Knowing that a leopard cannot change his spots, and that Biden is and will always be what you see– a temperate, even spokesmen for moderate values (‘science’, ‘unity’, ‘compassion’, and ‘responsibility’) – the Left wonders if they have done the right thing. Where are JFK and LBJ when we need them? True, Kennedy botched the Bay of Pigs, began two decades of adventurism in Vietnam, and was far more conservative than liberal on financial and fiscal issues, but people loved him. Camelot and Errol Flynn were not just postures, but real. Johnson, the President who pissed off the South Lawn balcony, whose Secret Service pimped for him, and who was morally and intellectually flawed in foreign policy, was the man’s man, a bullying, intimidating master of political deals who engineered the passage of the Civil Rights Act of 1964, who was a champion of the underserved and forgotten. While progressives have heralded the age of a multi-gendered, multi-racial, and economically redistributive society, they see that they have no one at the helm.

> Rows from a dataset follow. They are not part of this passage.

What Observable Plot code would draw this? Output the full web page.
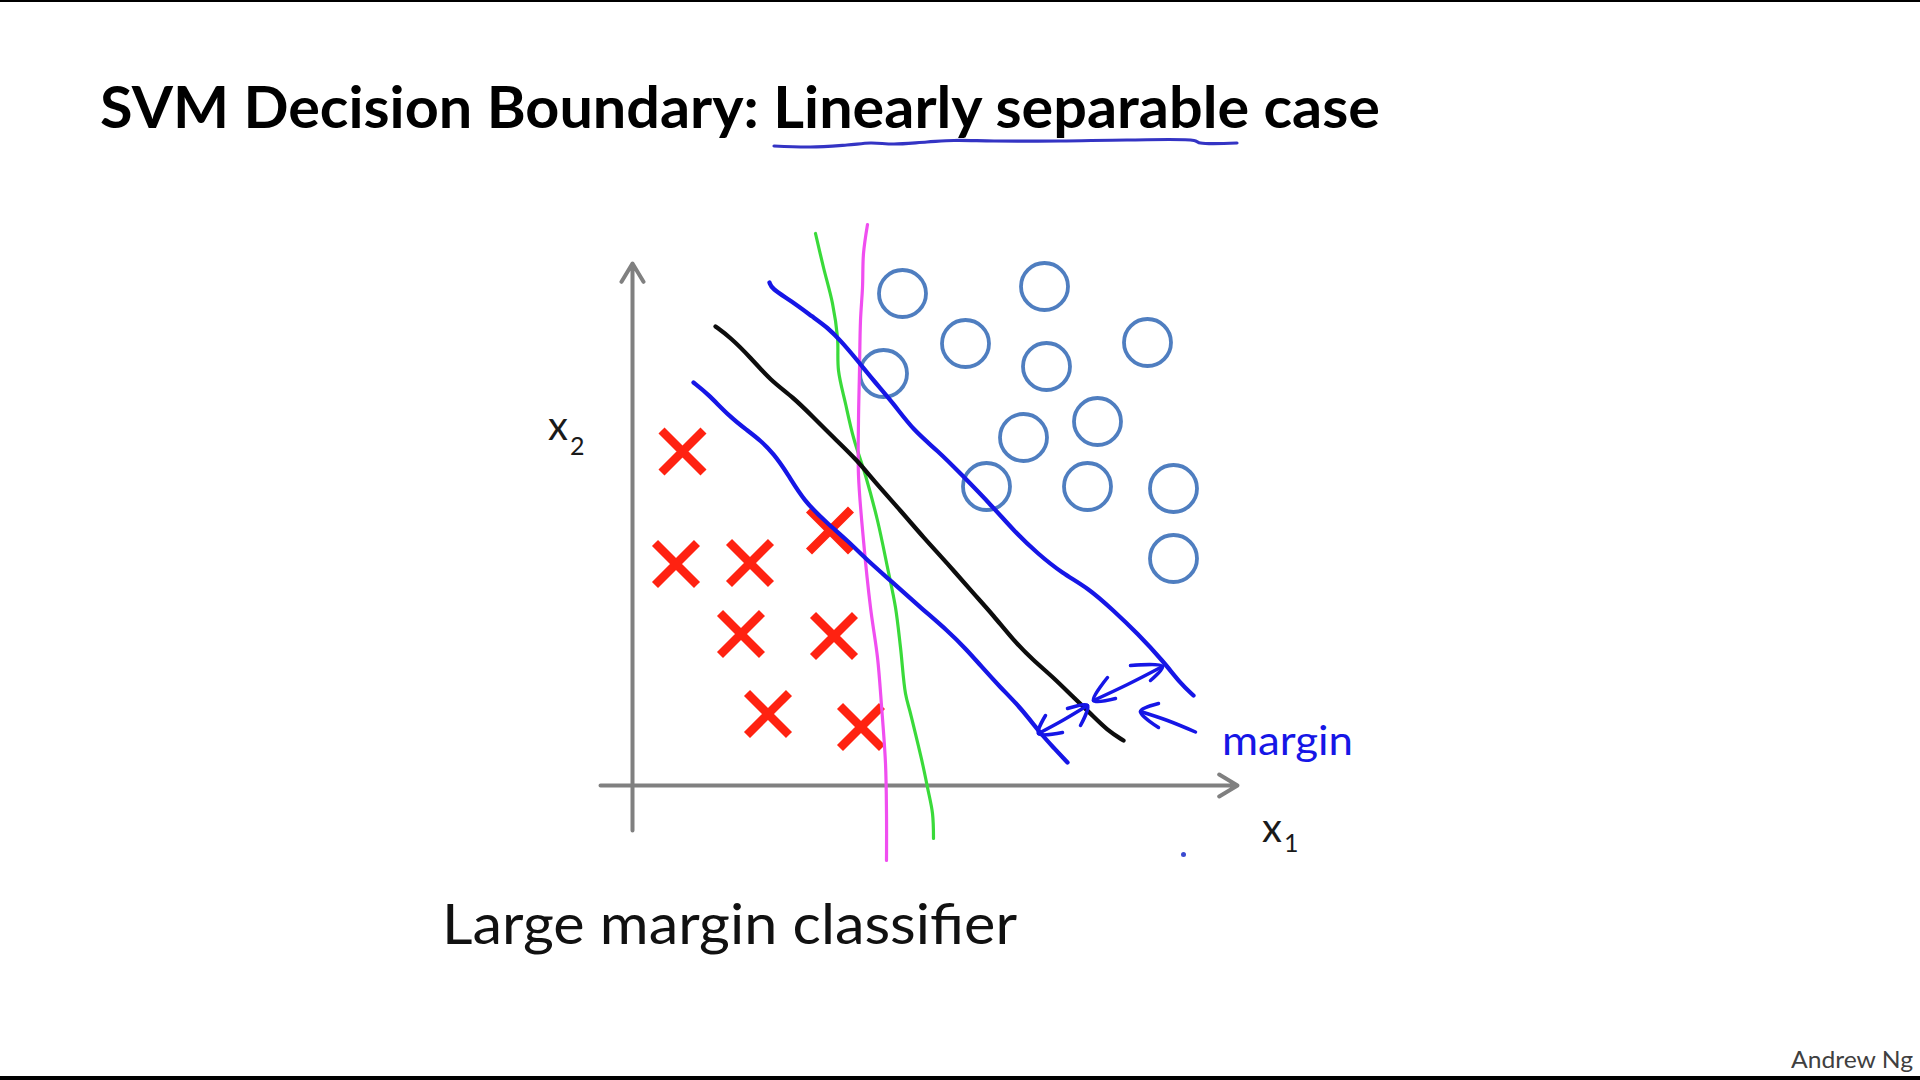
<!DOCTYPE html>
<html>
<head>
<meta charset="utf-8">
<script src="https://cdn.jsdelivr.net/npm/d3@7"></script>
<script src="https://cdn.jsdelivr.net/npm/@observablehq/plot@0.6"></script>
<style>
  html, body { margin: 0; padding: 0; background: #fff; }
  #page { position: relative; width: 1920px; height: 1080px; overflow: hidden; background: #fff; }
  #chart { position: absolute; left: 0; top: 0; }
  .t { position: absolute; white-space: nowrap; font-family: Lato, "Open Sans", sans-serif; line-height: 1; transform-origin: 0 0; }
  .bar { position: absolute; left: 0; width: 1920px; background: #000; }
</style>
</head>
<body>
<div id="page">
  <div class="bar" style="top:0;height:2px"></div>
  <div id="chart"></div>
  <div class="bar" style="bottom:0;height:4px"></div>
</div>
<script>
// ---------- data (x1, x2 units; origin at the axes' crossing) ----------
const positiveX1 = [5.40, 8.24, 6.66, 10.30, 5.02, 8.28, 9.30, 7.82, 7.08, 9.10, 10.82, 10.82];
const positiveX2 = [9.84, 9.98, 8.84, 8.86, 8.24, 8.38, 7.28, 6.96, 5.98, 5.98, 5.94, 4.54];

const negativeX1 = [1.00, 0.87, 2.35, 3.95, 2.17, 4.03, 2.71, 4.57];
const negativeX2 = [6.68, 4.43, 4.45, 5.10, 3.03, 2.99, 1.43, 1.17];

// hand-drawn boundaries
const svmBoundary = [[1.66,9.18],[1.96,8.96],[2.36,8.56],[2.76,8.10],[3.22,7.76],[3.62,7.36],[4.02,6.96],
  [4.50,6.50],[4.82,6.10],[5.36,5.50],[5.82,4.96],[6.30,4.44],[6.82,3.84],[7.22,3.40],[7.62,2.90],
  [8.02,2.50],[8.42,2.16],[8.82,1.76],[9.16,1.44],[9.50,1.10],[9.82,0.90]];

const upperMargin = [[2.74,10.06],[2.78,9.94],[3.16,9.70],[3.62,9.36],[3.90,9.16],[4.16,8.90],[4.50,8.50],
  [4.82,8.10],[5.22,7.64],[5.62,7.10],[6.10,6.70],[6.56,6.24],[7.22,5.56],[7.62,5.10],[8.10,4.64],
  [8.60,4.24],[9.10,3.96],[9.62,3.50],[10.10,3.04],[10.62,2.48],[10.96,2.04],[11.22,1.80]];

const lowerMargin = [[1.22,8.06],[1.50,7.84],[1.96,7.36],[2.30,7.10],[2.56,6.90],[2.82,6.64],[3.10,6.24],
  [3.42,5.70],[3.90,5.24],[4.30,4.90],[4.70,4.50],[5.16,4.10],[5.76,3.56],[6.30,3.10],[6.70,2.70],
  [6.96,2.40],[7.36,1.96],[7.76,1.56],[8.16,1.04],[8.42,0.76],[8.70,0.46]];

const greenBoundary = [[3.66,11.04],[3.82,10.36],[4.00,9.64],[4.10,8.96],[4.12,8.30],[4.26,7.64],[4.42,6.96],
  [4.66,6.20],[4.90,5.30],[5.10,4.36],[5.26,3.56],[5.36,2.76],[5.46,1.84],[5.56,1.44],[5.80,0.44],
  [5.90,-0.04],[6.00,-0.56],[6.02,-1.06]];

const magentaBoundary = [[4.70,11.22],[4.62,10.64],[4.60,9.96],[4.56,9.30],[4.54,8.30],[4.52,7.30],[4.52,6.20],
  [4.62,4.90],[4.76,3.56],[4.90,2.56],[4.98,1.60],[5.06,0.44],[5.08,-0.56],[5.08,-1.50]];

// margin arrows (hand-drawn strokes)
const marginStrokes = [
  [[8.26,1.40],[8.12,1.04],[8.60,1.06]],
  [[8.12,1.04],[8.60,1.30],[9.10,1.60]],
  [[8.70,1.54],[9.10,1.60],[8.96,1.20]],
  [[9.50,2.16],[9.22,1.70],[9.66,1.74]],
  [[9.22,1.70],[9.90,2.02],[10.60,2.38]],
  [[9.96,2.40],[10.60,2.38],[10.36,2.10]],
  [[10.52,1.64],[10.16,1.48],[10.52,1.16]],
  [[10.16,1.48],[10.70,1.30],[11.26,1.07]]
];

// title underline (hand-drawn)
const titleUnderline = [[2.83,12.79],[3.56,12.77],[4.29,12.81],[4.76,12.85],[5.23,12.83],[5.89,12.87],
  [6.43,12.90],[7.23,12.89],[8.56,12.89],[9.89,12.91],[11.23,12.90],[11.36,12.85],[12.09,12.85]];

const axesArrows = [
  {x1: 0, y1: -0.9, x2: 0, y2: 10.44},
  {x1: -0.64, y1: 0, x2: 12.1, y2: 0}
];
const strayDot = [[11.02, -1.38]];

// text
const titleText = "SVM Decision Boundary: Linearly separable case";
const captionText = "Large margin classifier";
const creditText = "Andrew Ng";
const marginText = "margin";

// ---------- tables ----------
const positives = positiveX1.map((x, i) => ({x, y: positiveX2[i]}));
const negatives = negativeX1.map((x, i) => ({x, y: negativeX2[i]}));
const strokes = marginStrokes.flatMap((s, k) => s.map(([x, y]) => ({x, y, k})));

const crossSymbol = {
  draw(context, size) {
    const s = Math.sqrt(size / Math.PI);
    context.moveTo(-s, -s); context.lineTo(s, s);
    context.moveTo(s, -s); context.lineTo(-s, s);
  }
};

const px = {x: d => d[0], y: d => d[1]};
const BLUE = "#1616e6";

const chart = Plot.plot({
  width: 1920,
  height: 1080,
  margin: 0,
  x: {type: "linear", domain: [0, 12], range: [632, 1232], axis: null},
  y: {type: "linear", domain: [0, 10], range: [785, 285], axis: null},
  style: {background: "transparent", overflow: "visible"},
  marks: [
    Plot.line(titleUnderline, {...px, stroke: "#3434c4", strokeWidth: 3.2, curve: "catmull-rom"}),
    Plot.arrow(axesArrows, {x1: "x1", y1: "y1", x2: "x2", y2: "y2", stroke: "#808080", strokeWidth: 4, headLength: 8, headAngle: 62}),
    Plot.dot(positives, {x: "x", y: "y", r: 23.5, stroke: "#4f7ec0", strokeWidth: 3.8, fill: "none"}),
    Plot.dot(negatives, {x: "x", y: "y", r: 21, symbol: crossSymbol, stroke: "#ff2211", strokeWidth: 8.5, fill: "none", strokeLinecap: "butt"}),
    Plot.line(greenBoundary, {...px, stroke: "#3ada3a", strokeWidth: 3.2, curve: "catmull-rom"}),
    Plot.line(magentaBoundary, {...px, stroke: "#f04ef0", strokeWidth: 3.2, curve: "catmull-rom"}),
    Plot.line(svmBoundary, {...px, stroke: "#0d0d0d", strokeWidth: 4.3, curve: "basis"}),
    Plot.line(upperMargin, {...px, stroke: BLUE, strokeWidth: 4.3, curve: "basis"}),
    Plot.line(lowerMargin, {...px, stroke: BLUE, strokeWidth: 4.3, curve: "basis"}),
    Plot.line(strokes, {x: "x", y: "y", z: "k", stroke: BLUE, strokeWidth: 3.5, strokeLinecap: "round", strokeLinejoin: "round", curve: "catmull-rom"}),
    Plot.dot(strayDot, {...px, r: 2.5, fill: "#3a4ad0", stroke: "none"})
  ]
});
document.getElementById("chart").append(chart);

// ---------- text placement ----------
const page = document.getElementById("page");
function place(txt, {left, baseline, width, size, weight = 400, color = "#000", family}) {
  const el = document.createElement("div");
  el.className = "t";
  el.style.fontSize = size + "px";
  el.style.fontWeight = weight;
  el.style.color = color;
  if (family) el.style.fontFamily = family;
  el.style.left = left + "px";
  el.style.top = "0px";
  const span = document.createElement("span");
  span.textContent = txt;
  const probe = document.createElement("span");
  probe.style.cssText = "display:inline-block;width:0;height:0;vertical-align:baseline";
  el.append(span, probe);
  page.append(el);
  const b = probe.getBoundingClientRect().top - el.getBoundingClientRect().top;
  el.style.top = (baseline - b) + "px";
  if (width) {
    const w = span.getBoundingClientRect().width;
    el.style.transform = `scaleX(${width / w})`;
  }
  return el;
}

function drawTexts() {
  place(titleText, {left: 100, baseline: 128, width: 1280, size: 57, weight: 700, color: "#000"});
  place(captionText, {left: 442, baseline: 944, width: 575, size: 57, weight: 400, color: "#111"});
  place(creditText, {left: 1791, baseline: 1068, width: 122, size: 23, weight: 400, color: "#404040"});
  place("x", {left: 548, baseline: 440, size: 40, color: "#1a1a1a"});
  place("2", {left: 570, baseline: 455, size: 25, color: "#1a1a1a"});
  place("x", {left: 1262, baseline: 842, size: 40, color: "#1a1a1a"});
  place("1", {left: 1284, baseline: 852, size: 25, color: "#1a1a1a"});
  place(marginText, {left: 1222, baseline: 755, width: 131, size: 40, weight: 400, color: BLUE});
}
if (document.fonts && document.fonts.ready) document.fonts.ready.then(drawTexts); else drawTexts();
</script>
</body>
</html>
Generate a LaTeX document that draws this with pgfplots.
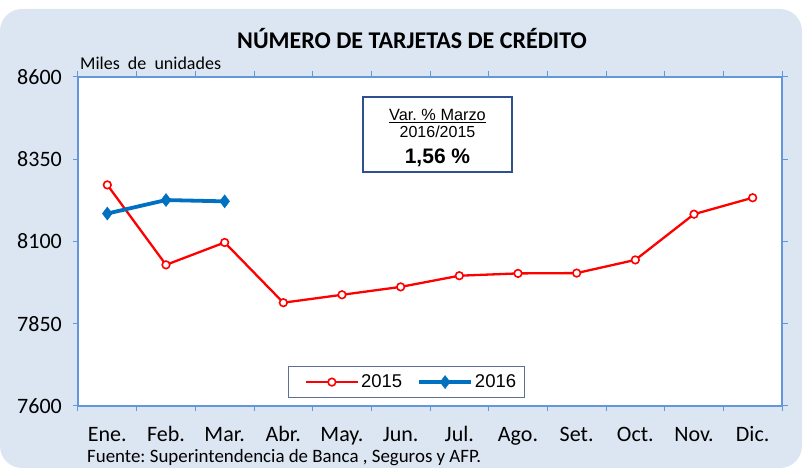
\documentclass[border=0pt]{standalone}
\usepackage{pgfplots}
\pgfplotsset{compat=1.18}
\usepackage{fontspec}
\setmainfont{Carlito}
\newfontfamily\arial{Liberation Sans}
\definecolor{bg}{HTML}{DCE6F2}
\definecolor{frame}{HTML}{6496DC}
\definecolor{red15}{HTML}{FF0000}
\definecolor{blue16}{HTML}{0070C0}
\definecolor{boxc}{HTML}{2F4F8F}
\definecolor{legc}{HTML}{5F6F8F}
\frenchspacing
\begin{document}
\begin{tikzpicture}[x=1pt,y=1pt]
\fill[bg, rounded corners=22pt] (0,2) rectangle (802,461);
\node[font=\fontsize{24}{28}\selectfont\bfseries] at (412,431) {NÚMERO DE TARJETAS DE CRÉDITO};
\node[font=\fontsize{18}{20}\selectfont, anchor=base west, inner sep=0pt] at (80,400) {Miles\ \ de\ \ unidades};
\node[font=\fontsize{18.9}{20}\selectfont, anchor=base west, inner sep=0pt] at (87,7) {Fuente: Superintendencia de Banca , Seguros y AFP.};
\begin{axis}[at={(78pt,64pt)}, anchor=south west, scale only axis, width=704pt, height=329pt,
  xmin=0.5, xmax=12.5, ymin=7600, ymax=8600,
  ytick={7600,7850,8100,8350,8600},
  xtick={0.5,1.5,...,12.5},
  xticklabels={Ene.,Feb.,Mar.,Abr.,May.,Jun.,Jul.,Ago.,Set.,Oct.,Nov.,Dic.,},
  tick align=outside, major tick length=5.5pt,
  tick style={draw=frame, line width=1pt},
  axis line style={draw=frame, line width=2.4pt},
  axis background/.style={fill=white},
  /pgf/number format/assume math mode=true,
  /pgf/number format/1000 sep={},
  yticklabel style={font=\fontsize{22}{24}\selectfont, inner sep=0pt, xshift=-10.5pt},
  xticklabel style={font=\fontsize{22}{24}\selectfont, inner sep=0pt, anchor=base, xshift=29.33pt, yshift=-30.5pt},
  legend image code/.code={\path (-10pt,0pt); \draw[mark repeat=2,mark phase=2] plot coordinates {(0pt,0pt) (26pt,0pt) (52pt,0pt)};},
  legend columns=2,
  legend style={at={(0.2987,0.025)}, anchor=south west, draw=legc, line width=0.9pt,
    font=\arial\fontsize{18.5}{20}\selectfont, inner xsep=6pt, inner ysep=6pt,
    /tikz/every even column/.append style={column sep=3pt}},
]
\addplot[red15, line width=2.3pt, mark=*, mark size=3.8pt, mark options={fill=white, draw=red15, line width=1.6pt}]
 coordinates {(1,8272)(2,8029)(3,8097)(4,7914)(5,7938)(6,7962)(7,7996)(8,8003)(9,8004)(10,8044)(11,8183)(12,8233)};
\addlegendentry{2015}
\addplot[blue16, line width=3.8pt, mark=diamond*, mark size=6.5pt, mark options={line width=0.5pt, fill=blue16}]
 coordinates {(1,8185)(2,8226)(3,8222)};
\addlegendentry{2016}
\end{axis}
\node[draw=boxc, line width=1.8pt, fill=white, minimum width=149pt, minimum height=75pt] at (437.5,335.5) {};
\node[font=\arial\fontsize{16.3}{18}\selectfont, anchor=base, inner sep=0pt] at (437.5,349.6) {\underline{Var. \% Marzo}};
\node[font=\arial\fontsize{16}{18}\selectfont, anchor=base, inner sep=0pt] at (437.5,332.3) {2016/2015};
\node[font=\arial\fontsize{21}{24}\selectfont\bfseries, anchor=base, inner sep=0pt] at (437.5,306.5) {1,56 \%};
\pgfresetboundingbox
\path[use as bounding box] (0,0) rectangle (806,470);
\end{tikzpicture}
\end{document}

Not only ‘Where are JFK, LBJ, and MLK when we need them?’ but where are Churchill, Roosevelt, and De Gaulle? We have made a Swan Song man as Head of State, one who has avoided the press, has relied on mouthpieces and media shills for expression, and who is as far as a Winston as one can get.
The spin has begun. Of course he is no Churchill, monarchist, colonialist, racist ruler of Empire. He is even less a De Gaulle, a man of the archaic French aristocracy. ‘Je suis la France’ , De Gaulle said, embodiment of the glory and grandeur of France, la soeur ainee de l’Eglise, Roland, Charlemagne, and the French heroes who kept the Saracen infidels out of Europe.
No, Biden is content to be ‘inclusive. He is, however, far from Jefferson who insisted, despite the objections of Hamilton, on popular rule, that the people knew best. There were conditions and codicils of course, insisted Jefferson. The freedoms of the Bill of Rights did not imply raw individualism but individual enterprise within community and consideration of it. Biden and his progressive inclusivists have confected a very different ethos – race, your gender, and your ethnicity give you a free entry pass and a free get out of jail card. Gone are Jefferson’s insistence on individual responsibility, the rights and obligations of the group, and considerations of the commonwealth. Anything goes.
So here we have a man of failing capacities, a history of compromise and parochial interests, and a wobbly and emotional set of geopolitical principles in the White House. Oops!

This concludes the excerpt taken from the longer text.